My name is Dana, I am 18 years old, a senior in high school, and a very active person. Five years ago I met this wonderful little girl named Diane, and my life will forever be changed.
As our friendship blossomed I learned she loved school and playing soccer with her friends. I learned her favorite foods, colors and that she wanted to be a nurse when she grew up.
However, I never met Diane in person, our friendship was simply formed by writing letters back and forth to each other. Along with letters, she sent me drawings and I sent her photos. These letters traveled much farther than your average birthday card you receive from your grandparents. They traveled all the way from Washington State to Rwanda.

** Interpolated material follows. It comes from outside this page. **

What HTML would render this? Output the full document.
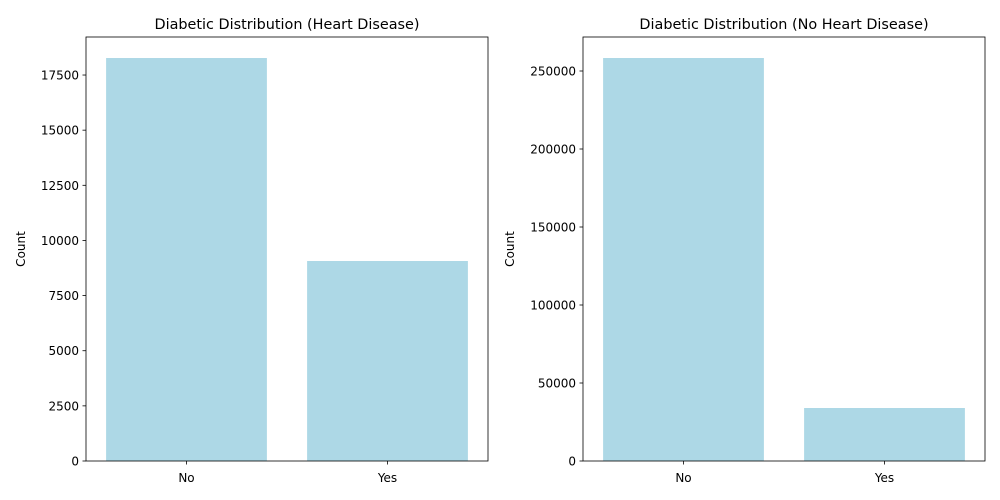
<!DOCTYPE html>
<html><head><meta charset="utf-8"><style>
html,body{margin:0;background:#fff;overflow:hidden;width:1000px;height:500px;}
svg{display:block;}
svg text{font-family:"DejaVu Sans","Liberation Sans",sans-serif;fill:#000;}
</style></head><body>
<svg id="chart" width="1000" height="500" xmlns="http://www.w3.org/2000/svg"></svg>
<script>
const categories = ["No", "Yes"];
const heartValues = [18271, 9068];
const noHeartValues = [258333, 33974];
const heartTicks = [0, 2500, 5000, 7500, 10000, 12500, 15000, 17500];
const noHeartTicks = [0, 50000, 100000, 150000, 200000, 250000];
const titles = ["Diabetic Distribution (Heart Disease)", "Diabetic Distribution (No Heart Disease)"];

const NS = "http://www.w3.org/2000/svg";
const svg = document.getElementById("chart");
function mk(tag, attrs, parent){const e=document.createElementNS(NS,tag);for(const k in attrs)e.setAttribute(k,attrs[k]);(parent||svg).appendChild(e);return e;}

function panel(x0, x1, y0, y1, values, ticks, yMax, title, prefix, labelX){
  const g = mk("g", {});
  
  
  const ys = v => y1 - v / yMax * (y1 - y0);
  const band = (x1 - x0) / categories.length;
  values.forEach((v, i) => {
    const bw = band * 0.8;
    const bx = x0 + band * i + band * 0.1;
    const r = mk("rect", {x: bx, y: ys(v), width: bw, height: y1 - ys(v), fill: "#add8e6"}, g);
    
    
    const cx = x0 + band * (i + 0.5);
    mk("line", {x1: cx, x2: cx, y1: y1, y2: y1 + 3.5, stroke: "#000", "stroke-width": 0.8}, g);
    const t = mk("text", {x: cx, y: y1 + 21, "text-anchor": "middle", "font-size": 12}, g);
    t.textContent = categories[i];
    
    
  });
  ticks.forEach(tv => {
    const y = ys(tv);
    mk("line", {x1: x0 - 3.5, x2: x0, y1: y, y2: y, stroke: "#000", "stroke-width": 0.8}, g);
    const t = mk("text", {x: x0 - 7, y: y + 4.5, "text-anchor": "end", "font-size": 12}, g);
    t.textContent = tv;
    
    
  });
  const fr = mk("rect", {x: x0, y: y0, width: x1 - x0, height: y1 - y0, fill: "none", stroke: "#000", "stroke-width": 0.8}, g);
  
  
  const tt = mk("text", {x: (x0 + x1) / 2, y: y0 - 8, "text-anchor": "middle", "font-size": 14.4}, g);
  tt.textContent = title;
  
  
  const yl = mk("text", {x: 0, y: 0, "text-anchor": "middle", "font-size": 12, transform: "translate(" + labelX + "," + ((y0 + y1) / 2) + ") rotate(-90)"}, g);
  yl.textContent = "Count";
  
  
}
panel(86, 488, 37, 461, heartValues, heartTicks, 19224, titles[0], 'left', 25);
panel(583, 985, 37, 461, noHeartValues, noHeartTicks, 271795, titles[1], 'right', 514);
</script>
</body></html>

I simple typed in my birthday and Diane showed up, at the young age of four. For two years we wrote back and forth, but then one day I came home from a friend’s house and my parents were acting very strange. They sat me down and told me the news I would never have seen coming, Diane just after her sixth birthday had passed away from Malaria. This wasn’t right, Diane had her whole life in front of her and it was taken away by an illness that is preventable and curable.
A child in Africa dies every minute from malaria.
How malaria works is a mosquito that has been infected with the parasite acts as a vector and will spread the infection to people when they bite them. The type of mosquitos that can carry malaria live longer and usually only bite humans. These mosquitos mainly live in Africa and that is why 90% of deaths caused by malaria in the world are found there.
These bugs bite mainly from dusk to dawn, that is why mosquito nets are so important. Because of my experience with Diane I have created the Diane Foundation. The goal of the Diane foundation is to raise money for mosquito nets and awareness of malaria. People need to understand that futures are being taken away from children and this can be prevented with donating a net, which costs less than $15, to a child in need.
From 2000 to 2013 the amount of children dying from Malaria in Africa has been reduced by 58%. This is a great accomplishment but it is not enough. It is estimated that 584,000 people passed away from Malaria in 2013. Every child should be given the opportunity to be what they want when they grow up, whether that’s a nurse, a teacher or a philanthropist.